Omelia nella IV domenica del Tempo di Avvento

Ingresso di don Stanislao Puzio nella parrocchia di Ognissanti in Casette
18-12-2016

“Giuseppe suo sposo, poiché era uomo giusto e non voleva accusarla pubblicamente, pensò di licenziarla in segreto”. A sorpresa, alle soglie del Natale, ci viene incontro non Maria, come sarebbe ovvio aspettarsi, ma Giuseppe. Così almeno nella versione di Matteo, a differenza di Luca. Se si mettono insieme questi due quadri si scopre non una contraddizione, ma una dilatazione: l’annuncio di un figlio è fatto sempre, anche in questo caso eccezionale, ad una coppia ed è rivolto sia all’una che all’altro. In questa pagina ci è dato di intuire qualcosa dell’amore vero, non di quello patinato che circola nei media e nelle chiacchiere da bar. Giuseppe, benché innamorato, decide di lasciare la fidanzata non per sospetto, ma per rispetto. E’ silenzioso, avvolto nei suoi pensieri di uomo giusto, per bene. Il suo silenzio non è tanto segno di turbamento, ma segno di forza, di lavoro interiore, di dominio di sé. La gravidanza di Maria ha messo improvvisamente in scacco la storia che stava pregustando, eppure anche questa circostanza non toglie a Giuseppe la capacità di agire umanamente, cioè non si abbandona al generale disprezzo ma sceglie un’altra soluzione. Non si limita a quella che poteva sembrare una legittima reazione, sa resistere in silenzio. “Il più alto raggiungimento nella fede è rimanere in silenzio e far sì che Dio parli e operi interiormente”, ammonisce Maestro Eckart. E accade così che Giuseppe, il quale non smette di pensare a Maria, finisce per sognarla. Il sogno nel mondo antico era inteso come una ‘piccola profezia’ di Dio e anche nella lettura psicoanalitica è l’ambiente che fa emergere ciò che veramente ci sta a cuore senza più freni inibitori o reazioni condizionate. E così Giuseppe scopre di avere quella donna nel suo cuore, di amarla, anche senza volerla possedere. Ogni amore deve varcare questa soglia della verginità: passare dal possedere al proteggere l’amata. Certo questo richiede di saper morire a volte, ma è l’unica strada per vivere l’amore autentico. Certi amori possessivi, esclusivi, asfissianti liberano non più vita, ma morte. Li chiamiamo amori malati, ma sono solo immaturi.
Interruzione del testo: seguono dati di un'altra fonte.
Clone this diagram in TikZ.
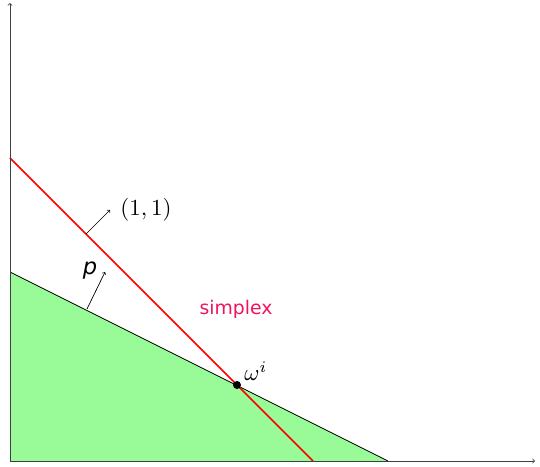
\documentclass[tikz,border=0pt]{standalone}
\usepackage{fontspec}
\setsansfont{DejaVu Sans}
\usepackage{xcolor}
\definecolor{simplexc}{RGB}{240,20,90}
\definecolor{regionc}{RGB}{152,251,152}
\begin{document}
\begin{tikzpicture}[x=1pt,y=1pt,
  axis/.style={->,>=to,draw=black!75,line width=0.8pt},
  thinline/.style={draw=black,line width=0.8pt},
  redline/.style={draw=red,line width=1.5pt},
  mlbl/.style={scale=2.3,inner sep=0pt},
  slbl/.style={scale=1.88,font=\sffamily,inner sep=0pt},
  normal/.style={->,>=to,line width=0.7pt}]
\useasboundingbox (0,0) rectangle (540,466);
\coordinate (O) at (10,5);
\coordinate (ytop) at (10,463);
\coordinate (xend) at (535,5);
\coordinate (g1) at (10,194);
\coordinate (g2) at (388,5);
\coordinate (r1) at (10,308);
\coordinate (r2) at (313,5);
\fill[regionc] (O) -- (g1) -- (g2) -- cycle;
\draw[thinline] (g1) -- (g2);
\draw[redline] (r1) -- (r2);
\draw[axis] (O) -- (ytop);
\draw[axis] (O) -- (xend);
\coordinate (a1) at (86,232);
\coordinate (a2) at (110,256);
\draw[normal] (a1) -- (a2);
\node[mlbl,anchor=west] (oneone) at (120,256) {$(1,1)$};
\coordinate (p1) at (87,157);
\coordinate (p2) at (105,194);
\draw[normal] (p1) -- (p2);
\node[slbl,scale=1.2] (plbl) at (90,195) {\itshape p};
\node[slbl,text=simplexc] (simp) at (236,157) {simplex};
\node[circle,fill=black,inner sep=0pt,minimum size=8pt] (w) at (237,81) {};
\node[mlbl,anchor=west] (wl) at (244,95) {$\omega^i$};
\end{tikzpicture}
\end{document}
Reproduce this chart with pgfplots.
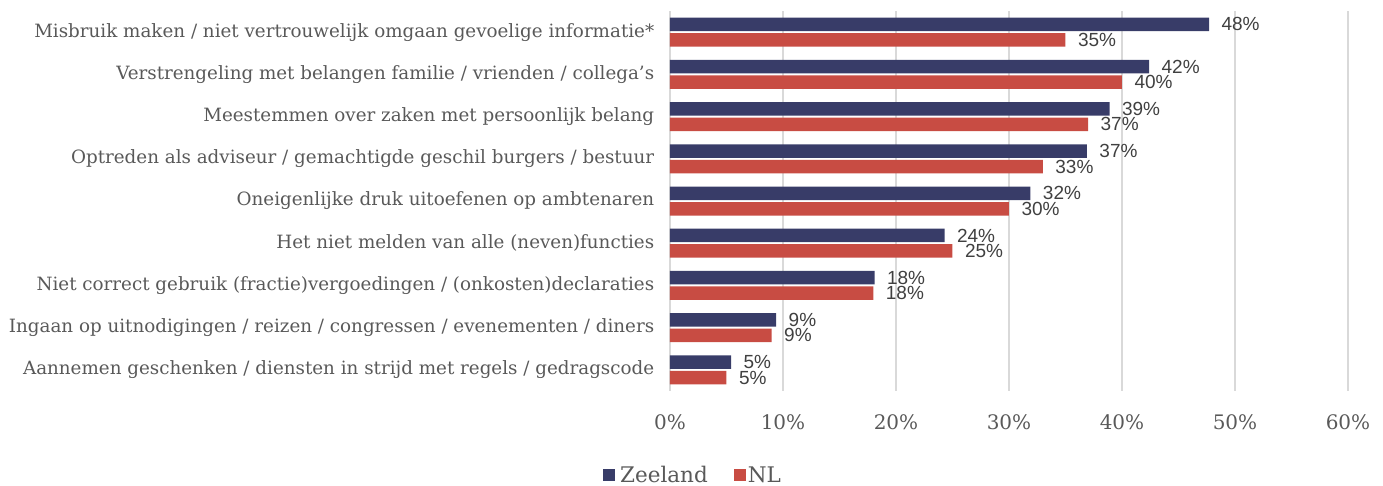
\documentclass[border=0pt]{standalone}
\usepackage{pgfplots}
\pgfplotsset{compat=1.18}
\usepackage{fontspec}
\setmainfont{DejaVu Serif}
\newfontfamily\numfont{Liberation Sans}
\definecolor{zee}{HTML}{383C68}
\definecolor{nl}{HTML}{C84C43}
\definecolor{lbl}{HTML}{595959}
\definecolor{dl}{HTML}{404040}
\definecolor{gridc}{HTML}{D9D9D9}
\begin{document}
\begin{tikzpicture}
\useasboundingbox (-670pt,-95pt) rectangle (713pt,391pt);
\begin{axis}[
  at={(0pt,0pt)}, anchor=south west,
  scale only axis, width=678pt, height=380pt,
  xmin=0, xmax=60, ymin=0.5, ymax=9.5, y dir=reverse,
  xtick={0,10,...,60},
  xticklabel={\pgfmathprintnumber{\tick}\%},
  /pgf/number format/assume math mode=true,
  xticklabel style={font=\fontsize{20}{24}\selectfont, text=lbl, yshift=-20pt},
  ytick={1,...,9},
  yticklabels={
    {Misbruik maken / niet vertrouwelijk omgaan gevoelige informatie*},
    {Verstrengeling met belangen familie / vrienden / collega's},
    {Meestemmen over zaken met persoonlijk belang},
    {Optreden als adviseur / gemachtigde geschil burgers / bestuur},
    {Oneigenlijke druk uitoefenen op ambtenaren},
    {Het niet melden van alle (neven)functies},
    {Niet correct gebruik (fractie)vergoedingen / (onkosten)declaraties},
    {Ingaan op uitnodigingen / reizen / congressen / evenementen / diners},
    {Aannemen geschenken / diensten in strijd met regels / gedragscode}},
  yticklabel style={font=\fontsize{18.3}{22}\selectfont, text=lbl, xshift=-8pt},
  axis line style={draw=none},
  tick style={draw=none},
  xmajorgrids,
  major grid style={draw=gridc, line width=1.2pt},
  xbar, bar width=13.5pt,
  nodes near coords={\pgfmathprintnumber[fixed,precision=0]{\pgfplotspointmeta}\%},
  nodes near coords style={font=\numfont\fontsize{19}{22}\selectfont, text=dl, anchor=west, xshift=9pt},
  point meta=explicit,
  legend style={at={(0.034,-0.222)}, anchor=center, draw=none, legend columns=2,
    font=\fontsize{21.5}{24}\selectfont, text=lbl, fill=none, inner sep=1pt,
    /tikz/every even column/.append style={column sep=24pt}},
  legend image code/.code={\fill[#1] (0pt,-6pt) rectangle (12pt,6pt);},
  legend cell align=left,
]
\addplot[fill=zee, draw=none, bar shift=7.75pt] coordinates {
  (47.7,1) [47.7] (42.4,2) [42.4] (38.9,3) [38.9] (36.9,4) [36.9] (31.9,5) [31.9]
  (24.3,6) [24.3] (18.1,7) [18.1] (9.4,8) [9.4] (5.4,9) [5.4]};
\addlegendentry{\hspace{3pt}Zeeland}
\addplot[fill=nl, draw=none, bar shift=-7.75pt] coordinates {
  (35.0,1) [35.0] (40.0,2) [40.0] (37.0,3) [37.0] (33.0,4) [33.0] (30.0,5) [30.0]
  (25.0,6) [25.0] (18.0,7) [18.0] (9.0,8) [9.0] (5.0,9) [5.0]};
\addlegendentry{NL}
\end{axis}
\end{tikzpicture}
\end{document}
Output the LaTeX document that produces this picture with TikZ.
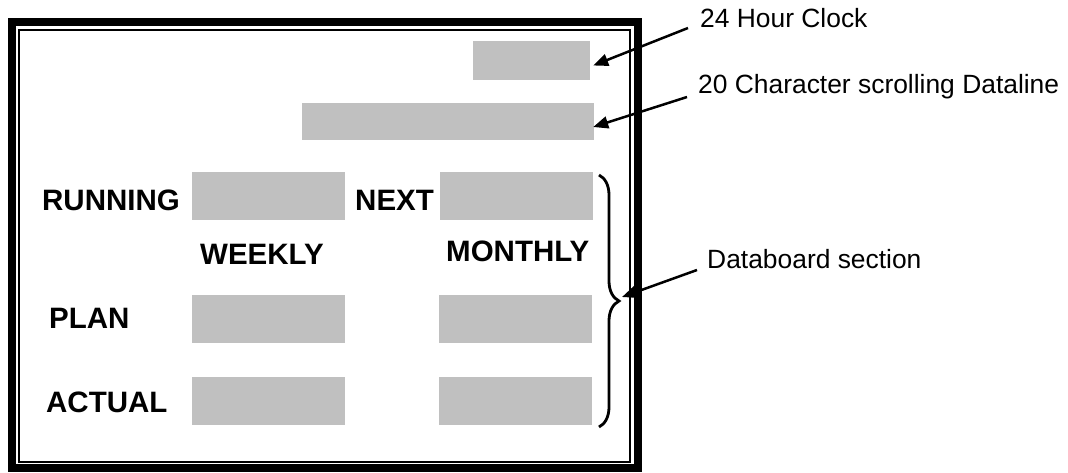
\documentclass[tikz,border=0pt]{standalone}
\usepackage{fontspec}
\setmainfont{Liberation Sans}
\usetikzlibrary{arrows.meta,decorations.pathreplacing}
\definecolor{panelgray}{HTML}{C0C0C0}

\begin{document}
\begin{tikzpicture}[
    x=1pt, y=-1pt,
    dbox/.style={
        rectangle, fill=panelgray, inner sep=0pt,
        minimum width=153pt, minimum height=48pt
    },
    field/.style={
        anchor=base west, inner sep=0pt,
        font=\fontsize{29.5}{34}\selectfont\bfseries
    },
    note/.style={
        anchor=base west, inner sep=0pt,
        font=\fontsize{26.4}{30}\selectfont
    },
    ptr/.style={line width=2.5pt, -{Triangle[length=15pt,width=12pt]}},
]
\useasboundingbox (0,0) rectangle (1068,472);

% frame
\draw[line width=8pt] (12,22) rectangle (638,468);
\draw[line width=1.8pt] (19,30) rectangle (630,462);

% display fields
\node [dbox, minimum width=117pt, minimum height=39pt] (clkbox) at (531.5,60.5) {};
\node [dbox, minimum width=292pt, minimum height=37pt] (dlbox) at (448,121.5) {};
\node [dbox] (runbox)   at (268.5,196) {};
\node [dbox] (nextbox)  at (516.5,196) {};
\node [dbox] (planwk)   at (268.5,319) {};
\node [dbox] (planmo)   at (515,319) {};
\node [dbox] (actwk)    at (268.5,401) {};
\node [dbox] (actmo)    at (515,401) {};

% field labels
\node [field] (running) at (42,210) {RUNNING};
\node [field] (next)    at (355,210) {NEXT};
\node [field] (weekly)  at (200,264) {WEEKLY};
\node [field] (monthly) at (446,261) {MONTHLY};
\node [field] (plan)    at (49,328) {PLAN};
\node [field] (actual)  at (46,412) {ACTUAL};

% notes
\node [note] (clknote) at (700,27) {24 Hour Clock};
\node [note] (dlnote)  at (698,93) {20 Character scrolling Dataline};
\node [note] (dbnote)  at (707,268) {Databoard section};

% brace round the databoard
\coordinate (br-top) at (599,175);
\coordinate (br-bot) at (599,427);
\coordinate (br-tip) at (622,297);
\draw[line width=2.8pt, decorate, decoration={brace, amplitude=20pt}] (br-top) -- (br-bot);

% pointers
\coordinate (clk-from) at (688,28);
\coordinate (dl-from)  at (687,97);
\coordinate (db-from)  at (697,270);
\draw[ptr] (clk-from) -- ([xshift=3pt,yshift=-5pt]clkbox.east);
\draw[ptr] (dl-from) -- ([xshift=-1pt,yshift=-5.5pt]dlbox.east);
\draw[ptr] (db-from) -- (br-tip);

\end{tikzpicture}
\end{document}
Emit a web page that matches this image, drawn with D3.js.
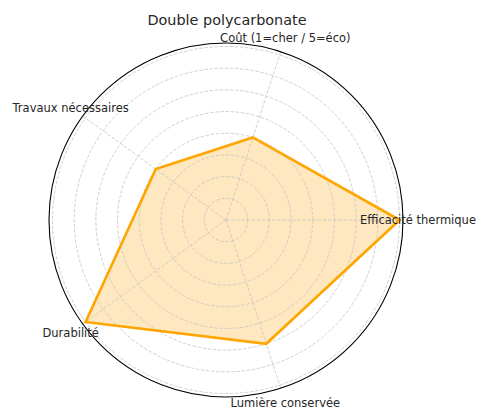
<!DOCTYPE html>
<html>
<head>
<meta charset="utf-8">
<script src="https://cdn.jsdelivr.net/npm/d3@7"></script>
<style>
  html, body { margin: 0; padding: 0; background: #ffffff; }
  svg { display: block; font-family: "DejaVu Sans", sans-serif; }
</style>
</head>
<body>
<svg id="radar"></svg>
<script>
// Radar chart: Double polycarbonate

const chartTitle = "Double polycarbonate";
const categories = [
    "Efficacité thermique",
    "Coût (1=cher / 5=éco)",
    "Travaux nécessaires",
    "Durabilité",
    "Lumière conservée"
];
const values = [4, 2, 2, 4, 3];
const radialTicks = [0.5, 1, 1.5, 2, 2.5, 3, 3.5, 4];
const radialMax = 4.08;

// Dimensions
const width = 480;
const height = 410;
const cx = 226;
const cy = 220;
const outerRadius = 177;
const labelRadius = 192;

const svg = d3.select("#radar")
    .attr("width", width)
    .attr("height", height)
    .attr("viewBox", [0, 0, width, height]);

const rScale = d3.scaleLinear().domain([0, radialMax]).range([0, outerRadius]);

// matplotlib polar: theta 0 to the east, going counter-clockwise
const angle = i => i * 2 * Math.PI / categories.length;
const toXY = (a, r) => [cx + r * Math.cos(a), cy - r * Math.sin(a)];

const g = svg.append("g");

// Filled area (drawn below the grid)
const points = values.map((v, i) => toXY(angle(i), rScale(v)));
const lineGen = d3.line().curve(d3.curveLinearClosed);

g.append("path")
    .attr("d", lineGen(points))
    .attr("fill", "#ffa500")
    .attr("fill-opacity", 0.25)
    .attr("stroke", "none");

// Grid circles
g.selectAll(".r-grid")
    .data(radialTicks)
    .join("circle")
    .attr("class", "r-grid")
    .attr("cx", cx)
    .attr("cy", cy)
    .attr("r", d => rScale(d))
    .attr("fill", "none")
    .attr("stroke", "#c4c4c4")
    .attr("stroke-width", 0.8)
    .attr("stroke-dasharray", "3.5,1.6");

// Spokes
g.selectAll(".t-grid")
    .data(categories)
    .join("line")
    .attr("class", "t-grid")
    .attr("x1", cx)
    .attr("y1", cy)
    .attr("x2", (d, i) => toXY(angle(i), outerRadius)[0])
    .attr("y2", (d, i) => toXY(angle(i), outerRadius)[1])
    .attr("stroke", "#c4c4c4")
    .attr("stroke-width", 0.8)
    .attr("stroke-dasharray", "3.5,1.6");

// Outline of the series
g.append("path")
    .attr("d", lineGen(points))
    .attr("fill", "none")
    .attr("stroke", "#ffa500")
    .attr("stroke-width", 2.6)
    .attr("stroke-linejoin", "miter");

// Outer spine
g.append("circle")
    .attr("cx", cx)
    .attr("cy", cy)
    .attr("r", outerRadius)
    .attr("fill", "none")
    .attr("stroke", "#000000")
    .attr("stroke-width", 1.1);

// Category labels, centered like matplotlib theta tick labels
g.selectAll(".cat-label")
    .data(categories)
    .join("text")
    .attr("class", "cat-label")
    .attr("x", (d, i) => toXY(angle(i), labelRadius)[0])
    .attr("y", (d, i) => toXY(angle(i), labelRadius)[1])
    .attr("dy", "0.38em")
    .attr("text-anchor", "middle")
    .style("font-size", "11.5px")
    .attr("fill", "#262626")
    .text(d => d);

// Title
svg.append("text")
    .attr("x", 227)
    .attr("y", 25)
    .attr("text-anchor", "middle")
    .style("font-size", "14.4px")
    .attr("fill", "#262626")
    .text(chartTitle);
</script>
</body>
</html>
Giuseppe, peraltro, ascolta non solo sé, ma anche Dio che dice: “Non temere”. La paura è principio di ogni fuga; è il contrario della fede, della maternità, del matrimonio. Giuseppe non ascolta la paura e diventa vero padre di Gesù, anche se non ne è il genitore biologico. Generare un figlio è facile, essere padre cioè amarlo, farlo crescere, farlo felice, insegnargli il mestiere di vivere, questa è tutt’altra avventura. Bastano pochi istanti per essere genitori, ma per diventare padri di vuole una vita. Giuseppe è padre fino in fondo. E anche don Stanislao che imparerete a conoscere e a voler bene sarà padre di questa comunità. La vita del credente, infatti, è comprensibile solo se c’è in essa qualcosa di incomprensibile.